● **Raw data**:
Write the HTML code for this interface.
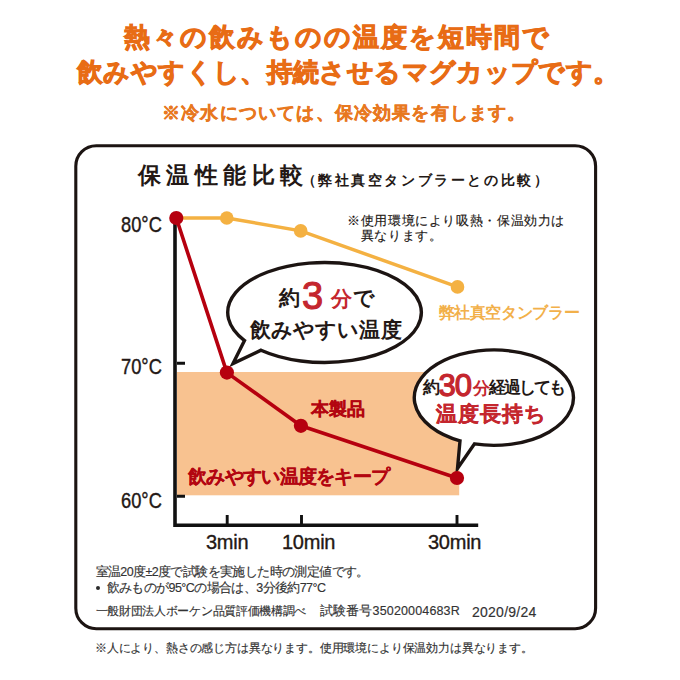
<!DOCTYPE html>
<html lang="ja">
<head>
<meta charset="utf-8">
<style>
html,body{margin:0;padding:0;background:#fff;}
body{width:680px;height:680px;position:relative;overflow:hidden;font-family:"Liberation Sans",sans-serif;}
.t{position:absolute;white-space:nowrap;line-height:1;}
svg{position:absolute;left:0;top:0;}
.ylab{font-size:21.5px;color:#231815;transform:scaleX(0.85);transform-origin:0 0;-webkit-text-stroke:0.4px #231815;}
.xlab{font-size:20px;color:#231815;letter-spacing:-0.25px;-webkit-text-stroke:0.35px #231815;}
.fn{font-size:12.5px;color:#333;-webkit-text-stroke:0.15px #333;}
</style>
</head>
<body>
<svg width="680" height="680" viewBox="0 0 680 680">
  <!-- frame -->
  <rect x="75.8" y="145.7" width="519.8" height="483" rx="20.5" ry="20.5" fill="none" stroke="#1c1412" stroke-width="3.1"/>
  <!-- band -->
  <rect x="177" y="372" width="282.2" height="123.3" fill="#F8C290"/>
  <!-- axes -->
  <path d="M175 218 V525.2 H478.2" fill="none" stroke="#111" stroke-width="3.6"/>
  <path d="M177 363.3 H185 M177 496.2 H185 M227.2 525 V515 M301.5 525 V515 M457 525 V515" fill="none" stroke="#111" stroke-width="2.9"/>
  <!-- orange series -->
  <polyline points="176.3,218 226.8,218 300.7,230.9 457.5,286.9" fill="none" stroke="#F4B142" stroke-width="3.5"/>
  <circle cx="226.8" cy="218" r="6.8" fill="#F4B142"/>
  <circle cx="300.7" cy="230.9" r="6.8" fill="#F4B142"/>
  <circle cx="457.5" cy="286.9" r="6.8" fill="#F4B142"/>
  <!-- bubble 1 -->
  <path d="M261.0 350.2 A96.8 50 0 1 0 244.5 340.6 L233 363.5 Z" fill="#fff" stroke="#1c1412" stroke-width="3.4" stroke-miterlimit="10"/>
  <!-- bubble 2 -->
  <path d="M474.5 443.9 A79.6 47.7 0 1 0 460.0 440.8 L457.5 468.5 Z" fill="#fff" stroke="#1c1412" stroke-width="3.4" stroke-miterlimit="10"/>
  <!-- red series -->
  <polyline points="176.3,218 226.9,372.6 300.9,425.8 457,478" fill="none" stroke="#B6000F" stroke-width="3.6" stroke-linejoin="round"/>
  <circle cx="176.3" cy="218" r="7.1" fill="#B6000F"/>
  <circle cx="226.9" cy="372.6" r="7.1" fill="#B6000F"/>
  <circle cx="300.9" cy="425.8" r="7.1" fill="#B6000F"/>
  <circle cx="457" cy="478" r="7.1" fill="#B6000F"/>
</svg>

<!-- headline -->
<div class="t" id="h1" style="left:124px;top:24px;font-size:26px;font-weight:bold;color:#E86C15;letter-spacing:1.97px;-webkit-text-stroke:0.9px #E86C15;">熱々の飲みものの温度を短時間で</div>
<div class="t" id="h2" style="left:77px;top:59px;font-size:26px;font-weight:bold;color:#E86C15;letter-spacing:0.38px;-webkit-text-stroke:0.9px #E86C15;">飲みやすくし、持続させるマグカップです。</div>
<div class="t" id="h3" style="left:162px;top:103.5px;font-size:18px;font-weight:bold;color:#E8781F;letter-spacing:1.19px;-webkit-text-stroke:0.4px #E8781F;">※冷水については、保冷効果を有します。</div>

<!-- chart title -->
<div class="t" id="ti" style="left:137.5px;top:164px;font-size:23px;font-weight:bold;color:#231815;letter-spacing:5.5px;">保温性能比較</div>
<div class="t" id="ti2" style="left:301.5px;top:172.5px;font-size:14px;font-weight:bold;color:#231815;letter-spacing:2.6px;">（弊社真空タンブラーとの比較）</div>

<div class="t" id="note" style="left:347px;top:212.5px;font-size:13px;color:#231815;line-height:15.4px;letter-spacing:0.63px;-webkit-text-stroke:0.15px #231815;">※使用環境により吸熱・保温効力は<br>&#12288;異なります。</div>

<!-- y labels -->
<div class="t ylab" style="left:120.5px;top:215px;">80°C</div>
<div class="t ylab" style="left:120.5px;top:357px;">70°C</div>
<div class="t ylab" style="left:120.5px;top:491px;">60°C</div>

<!-- x labels -->
<div class="t xlab" style="left:206px;top:532px;">3min</div>
<div class="t xlab" style="left:282px;top:532px;">10min</div>
<div class="t xlab" style="left:428px;top:532px;">30min</div>

<!-- series labels -->
<div class="t" style="left:438.5px;top:305px;font-size:16px;font-weight:bold;color:#F2B04A;letter-spacing:-0.37px;">弊社真空タンブラー</div>
<div class="t" style="left:310.5px;top:400px;font-size:18px;font-weight:bold;color:#B30510;-webkit-text-stroke:0.3px #B30510;">本製品</div>
<div class="t" style="left:188px;top:467px;font-size:19px;font-weight:bold;color:#B30510;letter-spacing:-0.7px;-webkit-text-stroke:0.2px #B30510;">飲みやすい温度をキープ</div>

<!-- bubble 1 text -->
<div class="t" style="left:279px;top:287px;font-size:21px;font-weight:bold;color:#231815;">約</div>
<div class="t" style="left:302px;top:276.5px;font-size:38px;font-weight:normal;color:#C4262E;-webkit-text-stroke:1.1px #C4262E;">3</div>
<div class="t" style="left:331px;top:288px;font-size:21px;font-weight:bold;color:#C4262E;">分</div>
<div class="t" style="left:352.5px;top:287px;font-size:21px;font-weight:bold;color:#231815;">で</div>
<div class="t" style="left:250px;top:319px;font-size:21px;font-weight:bold;color:#231815;letter-spacing:0.1px;">飲みやすい温度</div>

<!-- bubble 2 text -->
<div class="t" style="left:423px;top:379px;font-size:16.5px;font-weight:bold;color:#231815;">約</div>
<div class="t" style="left:438.5px;top:369.5px;font-size:31px;font-weight:normal;color:#C4262E;letter-spacing:-1px;-webkit-text-stroke:1.25px #C4262E;">30</div>
<div class="t" style="left:473px;top:379.5px;font-size:16.5px;font-weight:bold;color:#C4262E;">分</div>
<div class="t" style="left:489px;top:379px;font-size:16.5px;font-weight:bold;color:#231815;letter-spacing:-2px;">経過しても</div>
<div class="t" style="left:435.5px;top:404px;font-size:20.5px;font-weight:bold;color:#C4262E;letter-spacing:1px;-webkit-text-stroke:0.35px #C4262E;">温度長持ち</div>

<!-- footnotes -->
<div class="t fn" style="left:95.5px;top:565.5px;letter-spacing:-0.6px;">室温20度±2度で試験を実施した時の測定値です。</div>
<div class="t" style="left:95.5px;top:586.2px;width:4.2px;height:4.2px;border-radius:50%;background:#2a2a2a;"></div>
<div class="t fn" style="left:106.5px;top:581.5px;letter-spacing:-0.59px;">飲みものが95°Cの場合は、3分後約77°C</div>
<div class="t fn" style="left:95.5px;top:605px;font-size:12px;letter-spacing:-0.3px;">一般財団法人ボーケン品質評価機構調べ</div>
<div class="t fn" style="left:320px;top:605px;letter-spacing:0.15px;">試験番号35020004683R</div>
<div class="t fn" style="left:472px;top:605px;font-size:14px;letter-spacing:0.25px;">2020/9/24</div>
<div class="t fn" style="left:95px;top:642px;font-size:12px;letter-spacing:-0.17px;">※人により、熱さの感じ方は異なります。使用環境により保温効力は異なります。</div>
</body>
</html>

● **Exercise**:
Extract all the data above exactly, excluding every picture.

● **Exercise output**:
Write the HTML code for this interface.
<!DOCTYPE html>
<html lang="ja">
<head>
<meta charset="utf-8">
<style>
html,body{margin:0;padding:0;background:#fff;}
body{width:680px;height:680px;position:relative;overflow:hidden;font-family:"Liberation Sans",sans-serif;}
.t{position:absolute;white-space:nowrap;line-height:1;}
svg{position:absolute;left:0;top:0;}
.ylab{font-size:21.5px;color:#231815;transform:scaleX(0.85);transform-origin:0 0;-webkit-text-stroke:0.4px #231815;}
.xlab{font-size:20px;color:#231815;letter-spacing:-0.25px;-webkit-text-stroke:0.35px #231815;}
.fn{font-size:12.5px;color:#333;-webkit-text-stroke:0.15px #333;}
</style>
</head>
<body>
<svg width="680" height="680" viewBox="0 0 680 680">
  <!-- frame -->
  <rect x="75.8" y="145.7" width="519.8" height="483" rx="20.5" ry="20.5" fill="none" stroke="#1c1412" stroke-width="3.1"/>
  <!-- band -->
  <rect x="177" y="372" width="282.2" height="123.3" fill="#F8C290"/>
  <!-- axes -->
  <path d="M175 218 V525.2 H478.2" fill="none" stroke="#111" stroke-width="3.6"/>
  <path d="M177 363.3 H185 M177 496.2 H185 M227.2 525 V515 M301.5 525 V515 M457 525 V515" fill="none" stroke="#111" stroke-width="2.9"/>
  <!-- orange series -->
  <polyline points="176.3,218 226.8,218 300.7,230.9 457.5,286.9" fill="none" stroke="#F4B142" stroke-width="3.5"/>
  <circle cx="226.8" cy="218" r="6.8" fill="#F4B142"/>
  <circle cx="300.7" cy="230.9" r="6.8" fill="#F4B142"/>
  <circle cx="457.5" cy="286.9" r="6.8" fill="#F4B142"/>
  <!-- bubble 1 -->
  <path d="M261.0 350.2 A96.8 50 0 1 0 244.5 340.6 L233 363.5 Z" fill="#fff" stroke="#1c1412" stroke-width="3.4" stroke-miterlimit="10"/>
  <!-- bubble 2 -->
  <path d="M474.5 443.9 A79.6 47.7 0 1 0 460.0 440.8 L457.5 468.5 Z" fill="#fff" stroke="#1c1412" stroke-width="3.4" stroke-miterlimit="10"/>
  <!-- red series -->
  <polyline points="176.3,218 226.9,372.6 300.9,425.8 457,478" fill="none" stroke="#B6000F" stroke-width="3.6" stroke-linejoin="round"/>
  <circle cx="176.3" cy="218" r="7.1" fill="#B6000F"/>
  <circle cx="226.9" cy="372.6" r="7.1" fill="#B6000F"/>
  <circle cx="300.9" cy="425.8" r="7.1" fill="#B6000F"/>
  <circle cx="457" cy="478" r="7.1" fill="#B6000F"/>
</svg>

<!-- headline -->
<div class="t" id="h1" style="left:124px;top:24px;font-size:26px;font-weight:bold;color:#E86C15;letter-spacing:1.97px;-webkit-text-stroke:0.9px #E86C15;">熱々の飲みものの温度を短時間で</div>
<div class="t" id="h2" style="left:77px;top:59px;font-size:26px;font-weight:bold;color:#E86C15;letter-spacing:0.38px;-webkit-text-stroke:0.9px #E86C15;">飲みやすくし、持続させるマグカップです。</div>
<div class="t" id="h3" style="left:162px;top:103.5px;font-size:18px;font-weight:bold;color:#E8781F;letter-spacing:1.19px;-webkit-text-stroke:0.4px #E8781F;">※冷水については、保冷効果を有します。</div>

<!-- chart title -->
<div class="t" id="ti" style="left:137.5px;top:164px;font-size:23px;font-weight:bold;color:#231815;letter-spacing:5.5px;">保温性能比較</div>
<div class="t" id="ti2" style="left:301.5px;top:172.5px;font-size:14px;font-weight:bold;color:#231815;letter-spacing:2.6px;">（弊社真空タンブラーとの比較）</div>

<div class="t" id="note" style="left:347px;top:212.5px;font-size:13px;color:#231815;line-height:15.4px;letter-spacing:0.63px;-webkit-text-stroke:0.15px #231815;">※使用環境により吸熱・保温効力は<br>&#12288;異なります。</div>

<!-- y labels -->
<div class="t ylab" style="left:120.5px;top:215px;">80°C</div>
<div class="t ylab" style="left:120.5px;top:357px;">70°C</div>
<div class="t ylab" style="left:120.5px;top:491px;">60°C</div>

<!-- x labels -->
<div class="t xlab" style="left:206px;top:532px;">3min</div>
<div class="t xlab" style="left:282px;top:532px;">10min</div>
<div class="t xlab" style="left:428px;top:532px;">30min</div>

<!-- series labels -->
<div class="t" style="left:438.5px;top:305px;font-size:16px;font-weight:bold;color:#F2B04A;letter-spacing:-0.37px;">弊社真空タンブラー</div>
<div class="t" style="left:310.5px;top:400px;font-size:18px;font-weight:bold;color:#B30510;-webkit-text-stroke:0.3px #B30510;">本製品</div>
<div class="t" style="left:188px;top:467px;font-size:19px;font-weight:bold;color:#B30510;letter-spacing:-0.7px;-webkit-text-stroke:0.2px #B30510;">飲みやすい温度をキープ</div>

<!-- bubble 1 text -->
<div class="t" style="left:279px;top:287px;font-size:21px;font-weight:bold;color:#231815;">約</div>
<div class="t" style="left:302px;top:276.5px;font-size:38px;font-weight:normal;color:#C4262E;-webkit-text-stroke:1.1px #C4262E;">3</div>
<div class="t" style="left:331px;top:288px;font-size:21px;font-weight:bold;color:#C4262E;">分</div>
<div class="t" style="left:352.5px;top:287px;font-size:21px;font-weight:bold;color:#231815;">で</div>
<div class="t" style="left:250px;top:319px;font-size:21px;font-weight:bold;color:#231815;letter-spacing:0.1px;">飲みやすい温度</div>

<!-- bubble 2 text -->
<div class="t" style="left:423px;top:379px;font-size:16.5px;font-weight:bold;color:#231815;">約</div>
<div class="t" style="left:438.5px;top:369.5px;font-size:31px;font-weight:normal;color:#C4262E;letter-spacing:-1px;-webkit-text-stroke:1.25px #C4262E;">30</div>
<div class="t" style="left:473px;top:379.5px;font-size:16.5px;font-weight:bold;color:#C4262E;">分</div>
<div class="t" style="left:489px;top:379px;font-size:16.5px;font-weight:bold;color:#231815;letter-spacing:-2px;">経過しても</div>
<div class="t" style="left:435.5px;top:404px;font-size:20.5px;font-weight:bold;color:#C4262E;letter-spacing:1px;-webkit-text-stroke:0.35px #C4262E;">温度長持ち</div>

<!-- footnotes -->
<div class="t fn" style="left:95.5px;top:565.5px;letter-spacing:-0.6px;">室温20度±2度で試験を実施した時の測定値です。</div>
<div class="t" style="left:95.5px;top:586.2px;width:4.2px;height:4.2px;border-radius:50%;background:#2a2a2a;"></div>
<div class="t fn" style="left:106.5px;top:581.5px;letter-spacing:-0.59px;">飲みものが95°Cの場合は、3分後約77°C</div>
<div class="t fn" style="left:95.5px;top:605px;font-size:12px;letter-spacing:-0.3px;">一般財団法人ボーケン品質評価機構調べ</div>
<div class="t fn" style="left:320px;top:605px;letter-spacing:0.15px;">試験番号35020004683R</div>
<div class="t fn" style="left:472px;top:605px;font-size:14px;letter-spacing:0.25px;">2020/9/24</div>
<div class="t fn" style="left:95px;top:642px;font-size:12px;letter-spacing:-0.17px;">※人により、熱さの感じ方は異なります。使用環境により保温効力は異なります。</div>
</body>
</html>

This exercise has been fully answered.